Trends outside of Europe also support the bullish thesis. Many investors are expecting weakness in the dollar, especially if US inflation softens and the Federal Reserve approaches the end of its tightening cycle. The rapid pace of China’s re-opening is also seen helping the European economy as supply chain disruptions ease.

“The downside risks to the euro are diminishing with lower gas prices,” said Gettinby, a portfolio manager at Aegon. “European economic surprises continue to strengthen, while in the US, these are declining.” 

The gains are widespread across the region.
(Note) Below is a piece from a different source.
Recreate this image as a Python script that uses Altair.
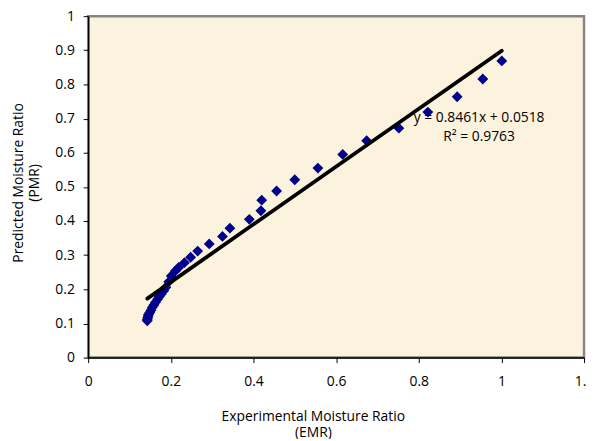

The Stoxx 600 Index has rallied 5% so far this year, and the extra yield investors demand to hold Europe’s riskier debt has been falling since mid-October. 

For bears, there are still worries that Russia could intensify its assault in Ukraine and persistently high energy prices may hobble growth. Stronger inflation or economic data in the US could also trigger another bout of dollar strength at the euro’s expense if the Fed sticks with an aggressive stance.

For JPMorgan Chase & Co. strategists, they’re still wary about the economy’s trajectory, but argue that a more hawkish European Central Bank will support the euro. The bank recently switched its stance to neutral for the first time in months from bearish. 

Money markets indicate that the ECB will tighten by about 150 basis points this year, while the Fed is expected to deliver 60 basis points. Traders will be looking to the latest US inflation data Thursday for further evidence price pressures are waning.

“The pieces are falling in to place for a more sustained downturn in the dollar,” wrote George Saravelos, head of foreign-exchange research at Deutsche Bank, in a note that laid out his positive stance on the euro.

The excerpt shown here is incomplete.